▸ **DIRECTIONS FOR THIS TASK**:
Repeat verbatim only the lines from the one with "Clone this chart in D3.js." through the one with "const width = 432, height = 437;", both ends kept. Pictures stay out.

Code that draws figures

-.-.-

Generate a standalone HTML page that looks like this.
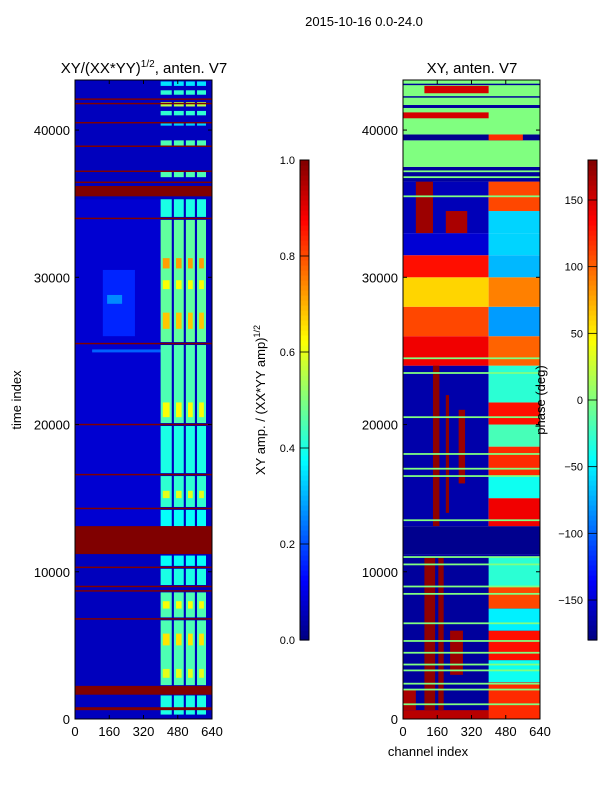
<!DOCTYPE html>
<html><head><meta charset="utf-8"><style>
body{margin:0;background:#fff;font-family:"Liberation Sans","DejaVu Sans",sans-serif}
svg text{font-family:"Liberation Sans","DejaVu Sans",sans-serif}
</style></head><body>
<svg id="fig" width="600" height="800" viewBox="0 0 600 800" xmlns="http://www.w3.org/2000/svg">
<rect width="600" height="800" fill="#fff"/>
<text x="364" y="26" font-size="13" text-anchor="middle">2015-10-16 0.0-24.0</text>
<text x="144" y="73" font-size="15" text-anchor="middle">XY/(XX*YY)<tspan font-size="10" dy="-6">1/2</tspan><tspan dy="6">, anten. V7</tspan></text>
<text x="472" y="73" font-size="15" text-anchor="middle">XY, anten. V7</text>
<text transform="translate(21,400) rotate(-90)" font-size="13" text-anchor="middle">time index</text>
<text x="428" y="756" font-size="13" text-anchor="middle">channel index</text>
<text transform="translate(265,400) rotate(-90)" font-size="13" text-anchor="middle">XY amp. / (XX*YY amp)<tspan font-size="9" dy="-5">1/2</tspan></text>
<g id="left"></g>
<g id="right"></g>
<text transform="translate(545,400) rotate(-90)" font-size="13" text-anchor="middle">phase (deg)</text>
<g id="cbars"></g>
</svg>
<script>
// ---- data ----
const tMax = 43400, chMax = 640;
const xTicks = [0,160,320,480,640];
const yTicks = [0,10000,20000,30000,40000];
const ampTicks = [0.0,0.2,0.4,0.6,0.8,1.0];
const phaseTicks = [-150,-100,-50,0,50,100,150];
// amplitude segments: [tStart,tEnd,chStart,chEnd,value]
const ampBase = [[0,43400,0,640,0.06],[13100,35300,0,400,0.08],[26000,30500,130,280,0.16],[28200,28800,150,220,0.26],[24900,25100,80,400,0.22]];
const ampCols = [[400,452],[462,508],[518,560],[570,612]];
const ampBands = [[300,1600,0.4],[2300,6700,0.45],[6900,8600,0.45],[9100,10200,0.4],[10400,11100,0.38],[13100,14200,0.38],[14400,16500,0.42],[16700,19900,0.4],[20100,25400,0.45],[25600,33900,0.47],[34100,35300,0.4],[36800,37200,0.45],[38900,39300,0.45],[40300,40500,0.33],[41000,41300,0.42],[41600,41900,0.55],[42400,42700,0.42],[43000,43300,0.35]];
const ampHot = [[5000,5800,0.65],[20500,21500,0.62],[26500,27600,0.68],[29200,29800,0.62],[30600,31300,0.72],[2800,3400,0.6],[7500,8000,0.62],[15000,15500,0.6]];
const ampRed = [[600,800],[1650,2250],[6750,6850],[8650,8750],[8950,9050],[10250,10350],[11200,13100],[14250,14350],[16550,16650],[19950,20050],[25450,25550],[33950,34050],[35500,36200],[36400,36500],[37150,37250],[38850,38950],[40450,40550],[41750,41850],[42050,42150]];
// phase segments (deg): [tStart,tEnd,chStart,chEnd,value]
const phaseSegs = [
[0,11200,0,640,-170],[11200,13100,0,640,-175],
[0,600,0,400,160],[0,2500,400,640,120],[2500,4000,400,640,-40],[4000,6000,400,640,130],[6000,7500,400,640,-50],[7500,9000,400,640,110],[9000,11000,400,640,-30],
[600,11000,100,150,175],[600,11000,165,190,175],[3000,6000,220,280,170],[600,2000,0,60,165],
[13100,24000,0,400,-165],[13100,15000,400,640,140],[15000,16500,400,640,-40],[16500,18500,400,640,120],[18500,20000,400,640,-20],[20000,21500,400,640,130],[21500,24000,400,640,-30],
[13100,24000,140,170,175],[14000,22000,200,215,175],[16000,21000,260,290,170],
[24000,26000,0,400,140],[26000,28000,0,400,110],[28000,30000,0,400,60],[30000,31500,0,400,130],[31500,33000,0,400,-150],
[24000,26000,400,640,100],[26000,28000,400,640,-80],[28000,30000,400,640,90],[30000,31500,400,640,-70],[31500,33000,400,640,-60],
[33000,36500,0,400,-160],[33000,36500,60,140,170],[33000,34500,200,300,165],[33000,34500,400,640,-60],[34500,36500,400,640,110],
[36500,37500,0,640,-170],[37500,39300,0,640,0],[39300,39700,0,640,-175],[39700,43400,0,640,0],
[39300,39700,400,560,120],[40800,41200,0,400,150],[42500,43000,100,400,150],[41500,41700,0,640,-170],[42200,42300,0,640,-170],[43050,43150,0,640,-170]];
const phaseLines = [1000,2000,2400,3300,3700,4500,5300,6500,8500,9000,10500,11000,13500,16500,17000,18000,20500,23500,24500,35500,36800,37200];

// ---- helpers ----
function jet(v){v=Math.max(0,Math.min(1,v));
 const c=x=>Math.round(255*Math.max(0,Math.min(1,x)));
 return `rgb(${c(Math.min(4*v-1.5,-4*v+4.5))},${c(Math.min(4*v-0.5,-4*v+3.5))},${c(Math.min(4*v+0.5,-4*v+2.5))})`;}
const NS='http://www.w3.org/2000/svg';
function mk(tag,attrs,parent){const e=document.createElementNS(NS,tag);for(const k in attrs)e.setAttribute(k,attrs[k]);parent.appendChild(e);return e;}
const Y0=719,Y1=80;
const ys=t=>Y0-(t/tMax)*(Y0-Y1);
function panel(g,x0,x1){return ch=>x0+(ch/chMax)*(x1-x0);}
function cell(g,xs,t0,t1,c0,c1,color,name){
 const r=mk('rect',{x:xs(c0),y:ys(t1),width:Math.max(0.5,xs(c1)-xs(c0)),height:Math.max(0.8,ys(t0)-ys(t1)),fill:color},g);
 
 
}
function axes(g,x0,x1){
 const xs=panel(g,x0,x1);
 mk('rect',{x:x0,y:Y1,width:x1-x0,height:Y0-Y1,fill:'none',stroke:'#000','stroke-width':1},g);
 xTicks.forEach(v=>{const x=xs(v);
  mk('line',{x1:x,x2:x,y1:Y0,y2:Y0-4,stroke:'#000'},g);mk('line',{x1:x,x2:x,y1:Y1,y2:Y1+4,stroke:'#000'},g);
  const t=mk('text',{x:x,y:Y0+17,'font-size':13,'text-anchor':'middle'},g);t.textContent=v;
  
  });
 yTicks.forEach(v=>{const y=ys(v);
  mk('line',{x1:x0,x2:x0+4,y1:y,y2:y,stroke:'#000'},g);mk('line',{x1:x1,x2:x1-4,y1:y,y2:y,stroke:'#000'},g);
  const t=mk('text',{x:x0-5,y:y+5,'font-size':13,'text-anchor':'end'},g);t.textContent=v;
  
  });
}
// left panel
const L=document.getElementById('left'), xl=panel(L,75,212);
ampBase.forEach(s=>cell(L,xl,s[0],s[1],s[2],s[3],jet(s[4]),'amp-background'));
ampBands.forEach(b=>ampCols.forEach(c=>cell(L,xl,b[0],b[1],c[0],c[1],jet(b[2]),'amp-band-cell')));
ampHot.forEach(b=>ampCols.forEach(c=>cell(L,xl,b[0],b[1],c[0]+10,c[1]-10,jet(b[2]),'amp-hot-cell')));
ampRed.forEach(b=>cell(L,xl,b[0],b[1],0,640,jet(1),'amp-flag-band'));
axes(L,75,212);
// right panel
const R=document.getElementById('right'), xr=panel(R,403,540);
phaseSegs.forEach(s=>cell(R,xr,s[0],s[1],s[2],s[3],jet((s[4]+180)/360),'phase-cell'));
phaseLines.forEach(t=>cell(R,xr,t-60,t+60,0,640,jet(0.5),'phase-line'));
axes(R,403,540);
// colorbars
const C=document.getElementById('cbars');
function cbar(x,ticks,vmin,vmax,fmt,name){
 const g=mk('g',{},C);
 const top=160,bot=640,N=96;
 for(let i=0;i<N;i++){mk('rect',{x:x,y:bot-(i+1)*(bot-top)/N,width:9,height:(bot-top)/N+0.6,fill:jet((i+0.5)/N)},g);}
 mk('rect',{x:x,y:top,width:9,height:bot-top,fill:'none',stroke:'#000'},g);
 ticks.forEach(v=>{const y=bot-(v-vmin)/(vmax-vmin)*(bot-top);
  mk('line',{x1:x,x2:x+9,y1:y,y2:y,stroke:'#000','stroke-width':0.8},g);
  const t=mk('text',{x:x-5,y:y+4,'font-size':11,'text-anchor':'end'},g);t.textContent=fmt(v);
  
  });
}
cbar(300,ampTicks,0,1,v=>v.toFixed(1),'amp-colorbar');
cbar(588,phaseTicks,-180,180,v=>v<0?'\u2212'+(-v):String(v),'phase-colorbar');
</script>
</body></html>
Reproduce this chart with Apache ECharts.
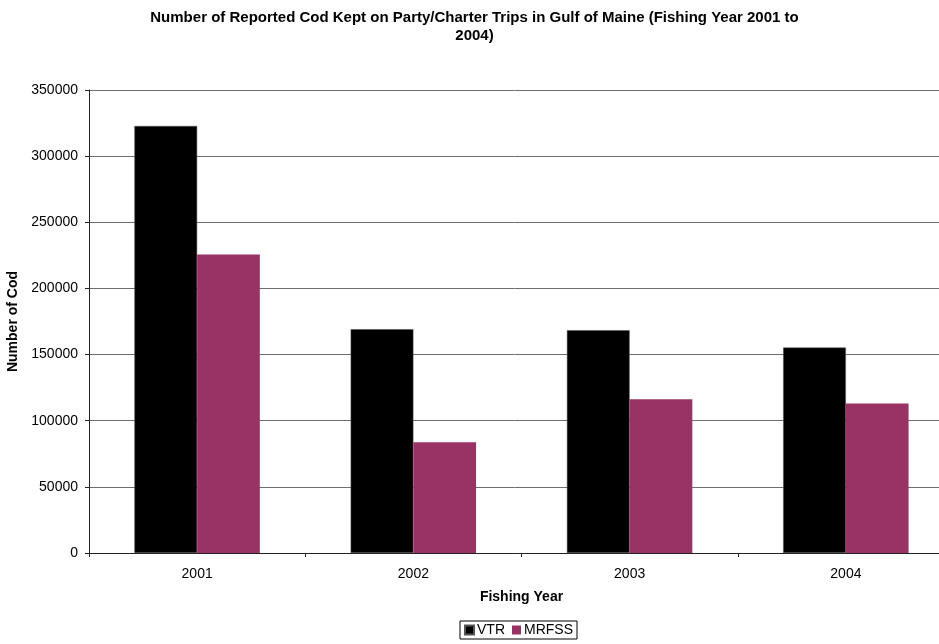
<!DOCTYPE html>
<html>
<head>
<meta charset="utf-8">
<script src="https://cdn.jsdelivr.net/npm/echarts@6/dist/echarts.min.js"></script>
<style>
html, body { margin: 0; padding: 0; background: #fff; }
#main { width: 939px; height: 644px; }
</style>
</head>
<body>
<div id="main"></div>
<script>
var years = ['2001', '2002', '2003', '2004'];
var vtr = [322800, 169200, 168400, 155300];
var mrfss = [225600, 83800, 116300, 113100];
var yTicks = { min: 0, max: 350000, interval: 50000 };

var font = 'Arial, "Liberation Sans", sans-serif';
var myChart = echarts.init(document.getElementById('main'));
var option = {
	animation: false,
	backgroundColor: '#fff',
	textStyle: { fontFamily: font },
	title: {
		text: 'Number of Reported Cod Kept on Party/Charter Trips in Gulf of Maine (Fishing Year 2001 to\n2004)',
		left: '50%',
		top: 4,
		textAlign: 'center',
		textStyle: { fontFamily: font, fontSize: 15, fontWeight: 'bold', color: '#000', lineHeight: 18 }
	},
	legend: {
		top: 621,
		left: 460,
		data: ['VTR', 'MRFSS'],
		icon: 'rect',
		itemWidth: 9,
		itemHeight: 9,
		itemGap: 7,
		padding: [2, 4, 2, 4],
		borderColor: '#000',
		borderWidth: 1,
		textStyle: { fontFamily: font, fontSize: 14, color: '#000', padding: [0, 0, 0, -2] }
	},
	grid: {
		left: 89,
		top: 90,
		width: 865,
		bottom: 91,
		outerBoundsMode: 'none',
		containLabel: false
	},
	xAxis: {
		type: 'category',
		data: years,
		name: 'Fishing Year',
		nameLocation: 'middle',
		nameGap: 37,
		nameTextStyle: { fontFamily: font, fontSize: 14, fontWeight: 'bold', color: '#000' },
		axisLine: { lineStyle: { color: '#222', width: 1 } },
		axisTick: { show: true, length: 4, lineStyle: { color: '#222' } },
		axisLabel: { fontFamily: font, fontSize: 14, color: '#000', margin: 14 }
	},
	yAxis: {
		type: 'value',
		min: yTicks.min,
		max: yTicks.max,
		interval: yTicks.interval,
		name: 'Number of Cod',
		nameLocation: 'middle',
		nameGap: 67,
		nameTextStyle: { fontFamily: font, fontSize: 14, fontWeight: 'bold', color: '#000' },
		axisLine: { show: true, lineStyle: { color: '#222', width: 1 } },
		axisTick: { show: true, length: 4, lineStyle: { color: '#222' } },
		axisLabel: {
			fontFamily: font, fontSize: 14, color: '#000', margin: 11,
			formatter: function(v) { return String(v); }
		},
		splitLine: { lineStyle: { color: '#6e6e6e', width: 1 } }
	},
	series: [{
		name: 'VTR',
		type: 'bar',
		data: vtr,
		barGap: '0%',
		barCategoryGap: '42%',
		itemStyle: { color: '#000000', borderColor: '#555', borderWidth: 0.5 }
	}, {
		name: 'MRFSS',
		type: 'bar',
		data: mrfss,
		barGap: '0%',
		barCategoryGap: '42%',
		itemStyle: { color: '#993366' }
	}]
};
myChart.setOption(option);
</script>
</body>
</html>
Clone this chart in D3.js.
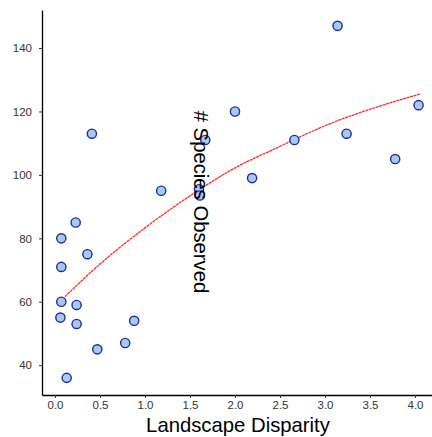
<!DOCTYPE html>
<html>
<head>
<meta charset="utf-8">
<script src="https://cdn.jsdelivr.net/npm/d3@7"></script>
<style>
  body { margin: 0; background: #fff; }
  svg { display: block; font-family: "Liberation Sans", Arial, sans-serif; }
</style>
</head>
<body>
<div id="chart"></div>
<script>
// observed points (landscape disparity, # species)
const disparity = [0.41, 1.18, 1.60, 1.61, 1.67, 3.14, 2.00, 4.04, 3.24, 2.66, 3.78, 2.19,
                   0.23, 0.07, 0.36, 0.07, 0.07, 0.24, 0.06, 0.24, 0.88, 0.78, 0.47, 0.13];
const species   = [113, 95, 95.5, 93.5, 111, 147, 120, 122, 113, 111, 105, 99,
                   85, 80, 75, 71, 60, 59, 55, 53, 54, 47, 45, 36];

// fitted curve
const fitX = [0.11, 0.5, 1.0, 1.5, 2.0, 2.5, 3.0, 3.5, 4.06];
const fitY = [61.6, 71.9, 83.3, 93.4, 102.2, 109.0, 115.5, 120.7, 125.5];

const xTicks = [0, 0.5, 1, 1.5, 2, 2.5, 3, 3.5, 4];
const yTicks = [40, 60, 80, 100, 120, 140];

const width = 432, height = 437;

const svg = d3.select("#chart").append("svg")
    .attr("width", width)
    .attr("height", height);

const x = d3.scaleLinear().domain([-0.1444, 4.189]).range([42, 432]);
const y = d3.scaleLinear().domain([30.6, 152]).range([395, 10]);

// axes
const xAxis = svg.append("g")
    .attr("transform", "translate(0,395)")
    .call(d3.axisBottom(x).tickValues(xTicks).tickFormat(d3.format(".1f")).tickSize(3).tickSizeOuter(0).tickPadding(3));
const yAxis = svg.append("g")
    .attr("transform", "translate(42,0)")
    .call(d3.axisLeft(y).tickValues(yTicks).tickSize(3).tickSizeOuter(0).tickPadding(7));

[xAxis, yAxis].forEach(g => {
    g.select(".domain").attr("stroke", "#000").attr("stroke-width", 1.3);
    g.selectAll(".tick line").attr("stroke", "#333");
    g.selectAll(".tick text").attr("fill", "#333").style("font-size", "11.5px")
        .style("font-family", "'Liberation Sans', Arial, sans-serif");
});

// fitted line
const line = d3.line()
    .x(d => x(d[0]))
    .y(d => y(d[1]))
    .curve(d3.curveMonotoneX);

svg.append("path")
    .datum(fitX.map((v, i) => [v, fitY[i]]))
    .attr("d", line)
    .attr("fill", "none")
    .attr("stroke", "#ff1010")
    .attr("stroke-width", 1.3)
    .attr("stroke-dasharray", "3,0.6")
    .attr("opacity", 0.9);

// points
svg.selectAll("circle.pt")
    .data(disparity.map((v, i) => [v, species[i]]))
    .enter()
    .append("circle")
    .attr("class", "pt")
    .attr("cx", d => x(d[0]))
    .attr("cy", d => y(d[1]))
    .attr("r", 4.6)
    .attr("fill", "#a8c9f1")
    .attr("stroke", "#1c2d9c")
    .attr("stroke-width", 1.4);

// axis titles
svg.append("text")
    .attr("x", 238)
    .attr("y", 432)
    .attr("text-anchor", "middle")
    .style("font-size", "20.3px")
    .attr("fill", "#000")
    .text("Landscape Disparity");

svg.append("text")
    .attr("transform", "translate(194,202) rotate(90)")
    .attr("text-anchor", "middle")
    .style("font-size", "20.3px")
    .attr("fill", "#000")
    .text("# Species Observed");
</script>
</body>
</html>
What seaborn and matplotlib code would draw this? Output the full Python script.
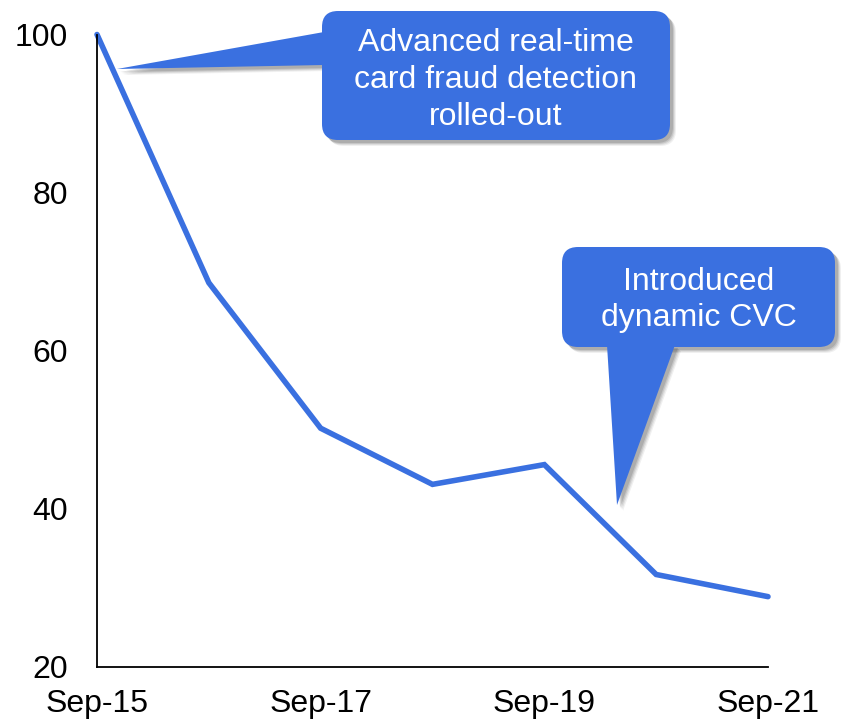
import matplotlib
matplotlib.use("Agg")
import matplotlib.pyplot as plt
import matplotlib.transforms as mtransforms
from matplotlib.patches import FancyBboxPatch, Polygon
import numpy as np
import pandas as pd
import seaborn as sns

# Fraud index, yearly readings
periods = ["Sep-15", "Sep-16", "Sep-17", "Sep-18", "Sep-19", "Sep-20", "Sep-21"]
fraud_index = [100, 68.6, 50.2, 43.1, 45.6, 31.7, 28.9]
y_ticks = [20, 40, 60, 80, 100]
x_tick_labels = ["Sep-15", "Sep-17", "Sep-19", "Sep-21"]

callout_top = "Advanced real-time\ncard fraud detection\nrolled-out"
callout_bottom = "Introduced\ndynamic CVC"

BLUE = "#3A70E0"
W, H = 846, 728

sns.set_theme(style="white")
plt.rcParams["font.family"] = ["Liberation Sans", "DejaVu Sans"]

df = pd.DataFrame({"pos": np.arange(len(periods)), "period": periods, "value": fraud_index})

fig = plt.figure(figsize=(W / 100, H / 100), dpi=100)
ax = fig.add_axes([97 / W, 1 - 667 / H, (768 - 97) / W, (667 - 34.5) / H])

sns.lineplot(data=df, x="pos", y="value", ax=ax, color=BLUE, linewidth=4.0,
             clip_on=False, solid_capstyle="round", solid_joinstyle="miter")

ax.set_xlim(0, len(periods) - 1)
ax.set_ylim(20, 100)
ax.set_yticks(y_ticks)
ax.set_yticklabels([str(v) for v in y_ticks])
tick_pos = [periods.index(lbl) for lbl in x_tick_labels]
ax.set_xticks(tick_pos)
ax.set_xticklabels(x_tick_labels)
ax.set_xlabel("")
ax.set_ylabel("")
ax.tick_params(axis="y", length=0, pad=21, labelsize=23, labelcolor="black")
ax.tick_params(axis="x", length=0, pad=16, labelsize=23, labelcolor="black")
for side in ("top", "right"):
    ax.spines[side].set_visible(False)
for side in ("left", "bottom"):
    ax.spines[side].set_color("black")
    ax.spines[side].set_linewidth(1.3)
ax.grid(False)

# pixel coordinates (origin top-left) -> display
px = mtransforms.Affine2D().scale(1 / 100, -1 / 100).translate(0, H / 100) + fig.dpi_scale_trans


def callout(box, tip_poly, text, text_xy):
    x0, y0, x1, y1 = box
    # soft drop shadow
    for off, a in [(6, 0.06), (5, 0.08), (4, 0.10), (3, 0.12)]:
        sh_box = FancyBboxPatch((x0 + off, y0 + off), x1 - x0, y1 - y0,
                                boxstyle="round,pad=0,rounding_size=16",
                                transform=px, facecolor="black", edgecolor="none",
                                alpha=a, zorder=4)
        fig.add_artist(sh_box)
        sh_tip = Polygon([(x + off, y + off) for x, y in tip_poly], closed=True,
                         transform=px, facecolor="black", edgecolor="none",
                         alpha=a, zorder=4)
        fig.add_artist(sh_tip)
    body = FancyBboxPatch((x0, y0), x1 - x0, y1 - y0,
                          boxstyle="round,pad=0,rounding_size=16",
                          transform=px, facecolor=BLUE, edgecolor="none", zorder=5)
    fig.add_artist(body)
    tip = Polygon(tip_poly, closed=True, transform=px, facecolor=BLUE,
                  edgecolor="none", zorder=5)
    fig.add_artist(tip)
    fig.text(text_xy[0], text_xy[1], text, transform=px, ha="center", va="center",
             color="white", fontsize=23, linespacing=1.3, zorder=6)


callout((322, 11, 670, 140), [(324, 32), (117, 69), (324, 65)], callout_top, (496, 80))
callout((562, 247, 835, 347), [(607, 345), (617, 505), (675, 345)], callout_bottom, (699, 300))

fig.savefig("out.png", dpi=100)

-.-.-

▸ **RESPONSE**:
Clone this chart in D3.js.
<!DOCTYPE html>
<html>
<head>
<meta charset="utf-8">
<script src="https://cdn.jsdelivr.net/npm/d3@7"></script>
<style>
  body { margin: 0; background: #fff; }
  svg { display: block; font-family: "Liberation Sans", Arial, sans-serif; }
</style>
</head>
<body>
<div id="chart"></div>
<script>
// observed points (landscape disparity, # species)
const disparity = [0.41, 1.18, 1.60, 1.61, 1.67, 3.14, 2.00, 4.04, 3.24, 2.66, 3.78, 2.19,
                   0.23, 0.07, 0.36, 0.07, 0.07, 0.24, 0.06, 0.24, 0.88, 0.78, 0.47, 0.13];
const species   = [113, 95, 95.5, 93.5, 111, 147, 120, 122, 113, 111, 105, 99,
                   85, 80, 75, 71, 60, 59, 55, 53, 54, 47, 45, 36];

// fitted curve
const fitX = [0.11, 0.5, 1.0, 1.5, 2.0, 2.5, 3.0, 3.5, 4.06];
const fitY = [61.6, 71.9, 83.3, 93.4, 102.2, 109.0, 115.5, 120.7, 125.5];

const xTicks = [0, 0.5, 1, 1.5, 2, 2.5, 3, 3.5, 4];
const yTicks = [40, 60, 80, 100, 120, 140];

const width = 432, height = 437;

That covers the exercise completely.